Rabbi Blake was speaking at one of several social media workshops run by the Union for Reform Judaism last month.
The URJ is trying to help its congregations become more media-savvy, offering tips on creating congregational blogs and other resources.
“Organisations don’t have a monopoly on organising any more,” said Lisa Colton, founder and president of Darim Online, a Virginia-based non-profit group that runs social media boot camps for synagogues. “People can talk to each other directly.”
When synagogues and religious schools first turn to new media, Ms Colton said, they use it for the same kind of top-down communication they already know, emailing invitations instead of sticking stamps on envelopes and using websites as online bulletin boards.
Only in the past year have they begun to explore the full potential of social media to inspire more active participation.

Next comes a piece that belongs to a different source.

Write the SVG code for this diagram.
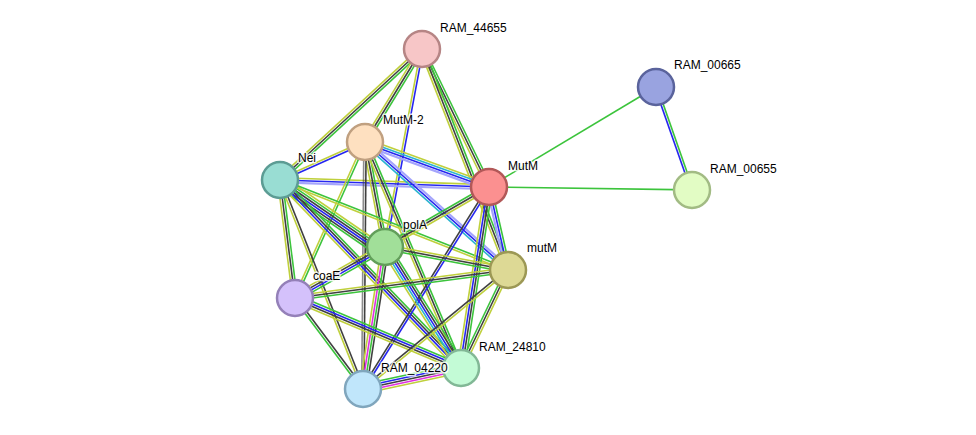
<svg xmlns="http://www.w3.org/2000/svg" width="976" height="435" viewBox="0 0 976 435">
<style>
line{stroke-width:1.6;fill:none}
.g{stroke:#3cc43c}.y{stroke:#bfd03c}.k{stroke:#404040}.b{stroke:#2626f0}.c{stroke:#2cb4d0}.m{stroke:#e030e0}.l{stroke:#a4a4fc;stroke-width:2.2}
circle{stroke-width:2.5}
text{font-family:"Liberation Sans",Arial,sans-serif;font-size:12px;fill:#000;stroke:#fff;stroke-width:3px;stroke-opacity:0.8;paint-order:stroke;stroke-linejoin:round}
</style>
<rect width="976" height="435" fill="#fff"/>
<g id="edges">
<g transform="translate(422 49) rotate(137.3)"><line x2="193.2" y1="-2.3" y2="-2.3" class="g"/><line x2="193.2" class="k"/><line x2="193.2" y1="2.3" y2="2.3" class="y"/></g>
<g transform="translate(422 49) rotate(121.5)"><line x2="109.1" y1="-2.3" y2="-2.3" class="g"/><line x2="109.1" class="k"/><line x2="109.1" y1="2.3" y2="2.3" class="y"/></g>
<g transform="translate(422 49) rotate(100.6)"><line x2="201.4" y1="-1.15" y2="-1.15" class="b"/><line x2="201.4" y1="1.15" y2="1.15" class="y"/></g>
<g transform="translate(422 49) rotate(64.1)"><line x2="153.4" y1="-2.3" y2="-2.3" class="g"/><line x2="153.4" class="k"/><line x2="153.4" y1="2.3" y2="2.3" class="y"/></g>
<g transform="translate(422 49) rotate(68.7)"><line x2="237.1" y1="-2.3" y2="-2.3" class="g"/><line x2="237.1" class="k"/><line x2="237.1" y1="2.3" y2="2.3" class="y"/></g>
<g transform="translate(365 142) rotate(155.9)"><line x2="93.1" y1="-1.15" y2="-1.15" class="b"/><line x2="93.1" y1="1.15" y2="1.15" class="y"/></g>
<g transform="translate(280 180) rotate(1.9)"><line x2="209.1" y1="-2.3" y2="-2.3" class="y"/><line x2="209.1" class="b"/><line x2="209.1" y1="2.3" y2="2.3" class="l"/></g>
<g transform="translate(365 142) rotate(19.9)"><line x2="131.9" y1="-3.45" y2="-3.45" class="y"/><line x2="131.9" y1="-1.15" y2="-1.15" class="c"/><line x2="131.9" y1="1.15" y2="1.15" class="b"/><line x2="131.9" y1="3.45" y2="3.45" class="l"/></g>
<g transform="translate(365 142) rotate(41.8)"><line x2="191.9" y1="-2.3" y2="-2.3" class="l"/><line x2="191.9" class="b"/><line x2="191.9" y1="2.3" y2="2.3" class="c"/></g>
<g transform="translate(365 142) rotate(79.2)"><line x2="106.9" y1="-2.3" y2="-2.3" class="g"/><line x2="106.9" class="k"/><line x2="106.9" y1="2.3" y2="2.3" class="y"/></g>
<g transform="translate(365 142) rotate(114.2)"><line x2="171" y1="-1.15" y2="-1.15" class="g"/><line x2="171" y1="1.15" y2="1.15" class="y"/></g>
<g transform="translate(365 142) rotate(90.5)"><line x2="247" y1="-1.15" y2="-1.15" class="k"/><line x2="247" y1="1.15" y2="1.15" class="k" stroke-opacity="0.6"/></g>
<g transform="translate(365 142) rotate(67)"><line x2="245.5" y1="-2.3" y2="-2.3" class="g"/><line x2="245.5" class="k"/><line x2="245.5" y1="2.3" y2="2.3" class="y"/></g>
<g transform="translate(280 180) rotate(34.5)"><line x2="124.6" y1="-4.6" y2="-4.6" class="y"/><line x2="124.6" y1="-2.3" y2="-2.3" class="g"/><line x2="124.6" class="k"/><line x2="124.6" y1="2.3" y2="2.3" class="b"/><line x2="124.6" y1="4.6" y2="4.6" class="k"/><line x2="124.6" y1="6.9" y2="6.9" class="g"/></g>
<g transform="translate(280 180) rotate(82.8)"><line x2="119" y1="-2.3" y2="-2.3" class="g"/><line x2="119" class="k"/><line x2="119" y1="2.3" y2="2.3" class="y"/></g>
<g transform="translate(280 180) rotate(68.3)"><line x2="224.9" y1="-1.15" y2="-1.15" class="k"/><line x2="224.9" y1="1.15" y2="1.15" class="y"/></g>
<g transform="translate(280 180) rotate(46.1)"><line x2="261" y1="-3.45" y2="-3.45" class="g"/><line x2="261" y1="-1.15" y2="-1.15" class="k"/><line x2="261" y1="1.15" y2="1.15" class="b"/><line x2="261" y1="3.45" y2="3.45" class="y"/></g>
<g transform="translate(280 180) rotate(21.5)"><line x2="245.1" y1="-1.15" y2="-1.15" class="g"/><line x2="245.1" y1="1.15" y2="1.15" class="y"/></g>
<g transform="translate(489 187) rotate(150)"><line x2="120.1" y1="-2.3" y2="-2.3" class="y"/><line x2="120.1" class="k"/><line x2="120.1" y1="2.3" y2="2.3" class="g"/></g>
<g transform="translate(489 187) rotate(77.1)"><line x2="85.1" y1="-2.3" y2="-2.3" class="g"/><line x2="85.1" class="b"/><line x2="85.1" y1="2.3" y2="2.3" class="l"/></g>
<g transform="translate(489 187) rotate(98.8)"><line x2="183.2" y1="-3.45" y2="-3.45" class="g"/><line x2="183.2" y1="-1.15" y2="-1.15" class="k"/><line x2="183.2" y1="1.15" y2="1.15" class="b"/><line x2="183.2" y1="3.45" y2="3.45" class="y"/></g>
<g transform="translate(489 187) rotate(122)"><line x2="238.1" y1="-1.15" y2="-1.15" class="b"/><line x2="238.1" y1="1.15" y2="1.15" class="k"/></g>
<g transform="translate(489 187) rotate(-30.9)"><line x2="194.7" class="g"/></g>
<g transform="translate(489 187) rotate(0.8)"><line x2="203" class="g"/></g>
<g transform="translate(656 87) rotate(70.7)"><line x2="109.1" y1="-1.15" y2="-1.15" class="g"/><line x2="109.1" y1="1.15" y2="1.15" class="b"/></g>
<g transform="translate(385 247) rotate(150.5)"><line x2="103.4" y1="-3.45" y2="-3.45" class="g"/><line x2="103.4" y1="-1.15" y2="-1.15" class="b"/><line x2="103.4" y1="1.15" y2="1.15" class="k"/><line x2="103.4" y1="3.45" y2="3.45" class="y"/></g>
<g transform="translate(385 247) rotate(10.6)"><line x2="125.1" y1="-2.3" y2="-2.3" class="y"/><line x2="125.1" class="k"/><line x2="125.1" y1="2.3" y2="2.3" class="g"/></g>
<g transform="translate(385 247) rotate(57.9)"><line x2="142.9" y1="-4.6" y2="-4.6" class="g"/><line x2="142.9" y1="-2.3" y2="-2.3" class="k"/><line x2="142.9" class="b"/><line x2="142.9" y1="2.3" y2="2.3" class="c"/><line x2="142.9" y1="4.6" y2="4.6" class="y"/></g>
<g transform="translate(385 247) rotate(98.8)"><line x2="143.7" y1="-3.45" y2="-3.45" class="k"/><line x2="143.7" y1="-1.15" y2="-1.15" class="g"/><line x2="143.7" y1="1.15" y2="1.15" class="m"/><line x2="143.7" y1="3.45" y2="3.45" class="y"/></g>
<g transform="translate(295 298) rotate(-7.5)"><line x2="214.8" y1="-2.3" y2="-2.3" class="y"/><line x2="214.8" class="k"/><line x2="214.8" y1="2.3" y2="2.3" class="g"/></g>
<g transform="translate(295 298) rotate(22.9)"><line x2="180.2" y1="-3.45" y2="-3.45" class="g"/><line x2="180.2" y1="-1.15" y2="-1.15" class="b"/><line x2="180.2" y1="1.15" y2="1.15" class="k"/><line x2="180.2" y1="3.45" y2="3.45" class="y"/></g>
<g transform="translate(295 298) rotate(53.2)"><line x2="113.6" y1="-1.15" y2="-1.15" class="k"/><line x2="113.6" y1="1.15" y2="1.15" class="g"/></g>
<g transform="translate(363 389) rotate(-12.1)"><line x2="100.2" y1="-4.6" y2="-4.6" class="g"/><line x2="100.2" y1="-2.3" y2="-2.3" class="b"/><line x2="100.2" class="k"/><line x2="100.2" y1="2.3" y2="2.3" class="m"/><line x2="100.2" y1="4.6" y2="4.6" class="y"/></g>
<g transform="translate(363 389) rotate(-39.4)"><line x2="187.6" y1="-1.15" y2="-1.15" class="k"/><line x2="187.6" y1="1.15" y2="1.15" class="y"/></g>
<g transform="translate(461 368) rotate(-64.4)"><line x2="108.7" y1="-2.3" y2="-2.3" class="g"/><line x2="108.7" class="k"/><line x2="108.7" y1="2.3" y2="2.3" class="y"/></g>
</g>
<g id="n-RAM_44655"><circle cx="422" cy="49" r="18" fill="#f7c6c7" stroke="#b68585"/><text x="440" y="32">RAM_44655</text></g>
<g id="n-RAM_00665"><circle cx="656" cy="87" r="18" fill="#99a3e0" stroke="#5a639c"/><text x="674" y="69">RAM_00665</text></g>
<g id="n-MutM-2"><circle cx="365" cy="142" r="18" fill="#fee0c0" stroke="#c0a080"/><text x="383" y="124">MutM-2</text></g>
<g id="n-Nei"><circle cx="280" cy="180" r="18" fill="#99ddd3" stroke="#5c9c94"/><text x="298" y="162">Nei</text></g>
<g id="n-MutM"><circle cx="489" cy="187" r="18" fill="#fb9090" stroke="#b25858"/><text x="508" y="170">MutM</text></g>
<g id="n-RAM_00655"><circle cx="692" cy="190" r="18" fill="#e2fcc4" stroke="#a2bb84"/><text x="710" y="173">RAM_00655</text></g>
<g id="n-polA"><circle cx="385" cy="247" r="18" fill="#a1df99" stroke="#629e5a"/><text x="403" y="229">polA</text></g>
<g id="n-mutM"><circle cx="508" cy="270" r="18" fill="#ddd995" stroke="#9c9855"/><text x="527" y="252">mutM</text></g>
<g id="n-coaE"><circle cx="295" cy="298" r="18" fill="#d4c1fb" stroke="#9480b8"/><text x="313" y="280">coaE</text></g>
<g id="n-RAM_24810"><circle cx="461" cy="368" r="18" fill="#c3fbd6" stroke="#82b896"/><text x="479" y="351">RAM_24810</text></g>
<g id="n-RAM_04220"><circle cx="363" cy="389" r="18" fill="#c0e6fb" stroke="#80a6bd"/><text x="381" y="372">RAM_04220</text></g>
</svg>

“Even at the simplest level, social media tools allow people to come together around a shared idea and shared goals, in a decentralised way,” Ms Colton said.
Young people in particular will share information online that they will not share face-to-face. That’s what Rabbi Blake found when dozens of his religious school graduates “friended” him on Facebook when they went to university. Now he is an ongoing presence in their lives.
“I’m not there to spy on them, but I know more about what they’re doing Friday night than their parents,” he
said, adding that college students “don’t use email any more”.
When Sixth and I Historic Synagogue in Washington, DC wanted to promote its Chanuccah cooking contest, staff used Twitter.
“People were tweeting back and forth,” said Meredith Jacobs, director of family programming. “They could see who else is going and get the word out fast.”